▶ [Exercise task]:
Output the material below unchanged, apart from leaving out the pictures.

▶ [Supplied information]:
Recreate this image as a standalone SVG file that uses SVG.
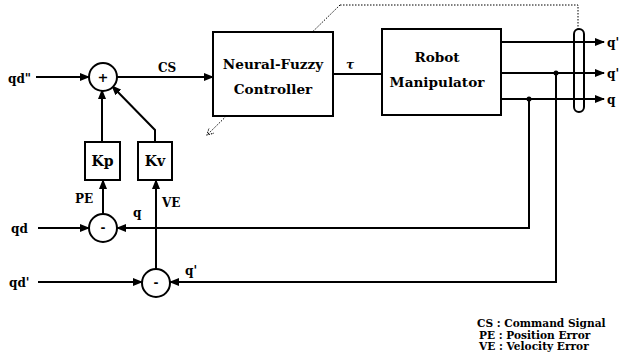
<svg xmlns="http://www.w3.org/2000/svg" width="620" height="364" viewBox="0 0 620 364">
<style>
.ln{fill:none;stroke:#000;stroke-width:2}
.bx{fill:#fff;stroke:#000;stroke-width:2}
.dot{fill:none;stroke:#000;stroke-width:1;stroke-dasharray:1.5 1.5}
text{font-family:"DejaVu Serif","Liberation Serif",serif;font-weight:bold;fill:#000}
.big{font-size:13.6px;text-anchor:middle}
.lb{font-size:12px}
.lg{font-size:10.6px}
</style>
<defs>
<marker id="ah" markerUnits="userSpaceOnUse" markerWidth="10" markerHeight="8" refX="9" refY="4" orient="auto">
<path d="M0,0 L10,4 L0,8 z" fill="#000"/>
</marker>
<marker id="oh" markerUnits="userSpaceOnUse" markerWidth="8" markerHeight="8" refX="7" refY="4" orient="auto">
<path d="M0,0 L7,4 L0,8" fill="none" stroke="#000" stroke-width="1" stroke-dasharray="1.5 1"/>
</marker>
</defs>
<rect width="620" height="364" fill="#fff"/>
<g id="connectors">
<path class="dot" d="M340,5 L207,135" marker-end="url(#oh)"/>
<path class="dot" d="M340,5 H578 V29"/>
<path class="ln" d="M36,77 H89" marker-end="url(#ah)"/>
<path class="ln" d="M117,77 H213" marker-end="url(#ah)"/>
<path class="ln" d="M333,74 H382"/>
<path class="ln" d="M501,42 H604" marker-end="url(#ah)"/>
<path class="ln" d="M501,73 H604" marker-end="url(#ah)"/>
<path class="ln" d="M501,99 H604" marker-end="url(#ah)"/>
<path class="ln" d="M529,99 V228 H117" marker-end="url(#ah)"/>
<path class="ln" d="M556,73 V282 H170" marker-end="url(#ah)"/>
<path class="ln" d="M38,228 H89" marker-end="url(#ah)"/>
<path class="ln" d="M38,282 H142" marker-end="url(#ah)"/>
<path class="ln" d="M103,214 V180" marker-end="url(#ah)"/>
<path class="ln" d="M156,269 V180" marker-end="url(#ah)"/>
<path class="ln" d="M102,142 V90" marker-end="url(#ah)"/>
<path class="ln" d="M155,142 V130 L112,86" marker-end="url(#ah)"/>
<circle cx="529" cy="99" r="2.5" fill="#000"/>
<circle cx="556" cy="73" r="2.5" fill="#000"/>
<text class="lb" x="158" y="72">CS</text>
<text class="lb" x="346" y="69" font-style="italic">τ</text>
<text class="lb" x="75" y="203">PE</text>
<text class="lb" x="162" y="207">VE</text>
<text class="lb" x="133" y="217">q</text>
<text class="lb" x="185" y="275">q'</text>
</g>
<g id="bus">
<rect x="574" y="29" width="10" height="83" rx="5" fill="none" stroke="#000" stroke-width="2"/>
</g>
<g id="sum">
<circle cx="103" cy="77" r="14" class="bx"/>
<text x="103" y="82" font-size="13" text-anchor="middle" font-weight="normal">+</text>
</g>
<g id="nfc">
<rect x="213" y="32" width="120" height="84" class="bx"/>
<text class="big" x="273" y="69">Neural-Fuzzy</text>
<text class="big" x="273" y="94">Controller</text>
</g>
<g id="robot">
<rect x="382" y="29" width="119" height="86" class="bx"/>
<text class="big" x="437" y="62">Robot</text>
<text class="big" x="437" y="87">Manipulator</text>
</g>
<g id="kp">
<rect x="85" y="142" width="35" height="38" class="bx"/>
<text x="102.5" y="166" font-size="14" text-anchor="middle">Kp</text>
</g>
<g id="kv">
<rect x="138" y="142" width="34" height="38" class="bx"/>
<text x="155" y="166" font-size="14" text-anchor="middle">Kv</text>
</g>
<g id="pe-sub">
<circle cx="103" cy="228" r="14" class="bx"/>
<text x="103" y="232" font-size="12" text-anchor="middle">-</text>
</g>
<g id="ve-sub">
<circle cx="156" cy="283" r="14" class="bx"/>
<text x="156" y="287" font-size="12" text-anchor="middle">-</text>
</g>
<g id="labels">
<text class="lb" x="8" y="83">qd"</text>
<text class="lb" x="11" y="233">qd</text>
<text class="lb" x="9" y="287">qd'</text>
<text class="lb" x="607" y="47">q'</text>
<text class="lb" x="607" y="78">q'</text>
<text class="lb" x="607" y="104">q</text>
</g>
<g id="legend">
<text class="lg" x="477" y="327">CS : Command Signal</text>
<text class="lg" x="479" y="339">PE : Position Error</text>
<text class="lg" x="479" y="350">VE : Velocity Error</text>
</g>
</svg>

▶ [Answer to the task]:
Recreate this image as a standalone SVG file that uses SVG.
<svg xmlns="http://www.w3.org/2000/svg" width="620" height="364" viewBox="0 0 620 364">
<style>
.ln{fill:none;stroke:#000;stroke-width:2}
.bx{fill:#fff;stroke:#000;stroke-width:2}
.dot{fill:none;stroke:#000;stroke-width:1;stroke-dasharray:1.5 1.5}
text{font-family:"DejaVu Serif","Liberation Serif",serif;font-weight:bold;fill:#000}
.big{font-size:13.6px;text-anchor:middle}
.lb{font-size:12px}
.lg{font-size:10.6px}
</style>
<defs>
<marker id="ah" markerUnits="userSpaceOnUse" markerWidth="10" markerHeight="8" refX="9" refY="4" orient="auto">
<path d="M0,0 L10,4 L0,8 z" fill="#000"/>
</marker>
<marker id="oh" markerUnits="userSpaceOnUse" markerWidth="8" markerHeight="8" refX="7" refY="4" orient="auto">
<path d="M0,0 L7,4 L0,8" fill="none" stroke="#000" stroke-width="1" stroke-dasharray="1.5 1"/>
</marker>
</defs>
<rect width="620" height="364" fill="#fff"/>
<g id="connectors">
<path class="dot" d="M340,5 L207,135" marker-end="url(#oh)"/>
<path class="dot" d="M340,5 H578 V29"/>
<path class="ln" d="M36,77 H89" marker-end="url(#ah)"/>
<path class="ln" d="M117,77 H213" marker-end="url(#ah)"/>
<path class="ln" d="M333,74 H382"/>
<path class="ln" d="M501,42 H604" marker-end="url(#ah)"/>
<path class="ln" d="M501,73 H604" marker-end="url(#ah)"/>
<path class="ln" d="M501,99 H604" marker-end="url(#ah)"/>
<path class="ln" d="M529,99 V228 H117" marker-end="url(#ah)"/>
<path class="ln" d="M556,73 V282 H170" marker-end="url(#ah)"/>
<path class="ln" d="M38,228 H89" marker-end="url(#ah)"/>
<path class="ln" d="M38,282 H142" marker-end="url(#ah)"/>
<path class="ln" d="M103,214 V180" marker-end="url(#ah)"/>
<path class="ln" d="M156,269 V180" marker-end="url(#ah)"/>
<path class="ln" d="M102,142 V90" marker-end="url(#ah)"/>
<path class="ln" d="M155,142 V130 L112,86" marker-end="url(#ah)"/>
<circle cx="529" cy="99" r="2.5" fill="#000"/>
<circle cx="556" cy="73" r="2.5" fill="#000"/>
<text class="lb" x="158" y="72">CS</text>
<text class="lb" x="346" y="69" font-style="italic">τ</text>
<text class="lb" x="75" y="203">PE</text>
<text class="lb" x="162" y="207">VE</text>
<text class="lb" x="133" y="217">q</text>
<text class="lb" x="185" y="275">q'</text>
</g>
<g id="bus">
<rect x="574" y="29" width="10" height="83" rx="5" fill="none" stroke="#000" stroke-width="2"/>
</g>
<g id="sum">
<circle cx="103" cy="77" r="14" class="bx"/>
<text x="103" y="82" font-size="13" text-anchor="middle" font-weight="normal">+</text>
</g>
<g id="nfc">
<rect x="213" y="32" width="120" height="84" class="bx"/>
<text class="big" x="273" y="69">Neural-Fuzzy</text>
<text class="big" x="273" y="94">Controller</text>
</g>
<g id="robot">
<rect x="382" y="29" width="119" height="86" class="bx"/>
<text class="big" x="437" y="62">Robot</text>
<text class="big" x="437" y="87">Manipulator</text>
</g>
<g id="kp">
<rect x="85" y="142" width="35" height="38" class="bx"/>
<text x="102.5" y="166" font-size="14" text-anchor="middle">Kp</text>
</g>
<g id="kv">
<rect x="138" y="142" width="34" height="38" class="bx"/>
<text x="155" y="166" font-size="14" text-anchor="middle">Kv</text>
</g>
<g id="pe-sub">
<circle cx="103" cy="228" r="14" class="bx"/>
<text x="103" y="232" font-size="12" text-anchor="middle">-</text>
</g>
<g id="ve-sub">
<circle cx="156" cy="283" r="14" class="bx"/>
<text x="156" y="287" font-size="12" text-anchor="middle">-</text>
</g>
<g id="labels">
<text class="lb" x="8" y="83">qd"</text>
<text class="lb" x="11" y="233">qd</text>
<text class="lb" x="9" y="287">qd'</text>
<text class="lb" x="607" y="47">q'</text>
<text class="lb" x="607" y="78">q'</text>
<text class="lb" x="607" y="104">q</text>
</g>
<g id="legend">
<text class="lg" x="477" y="327">CS : Command Signal</text>
<text class="lg" x="479" y="339">PE : Position Error</text>
<text class="lg" x="479" y="350">VE : Velocity Error</text>
</g>
</svg>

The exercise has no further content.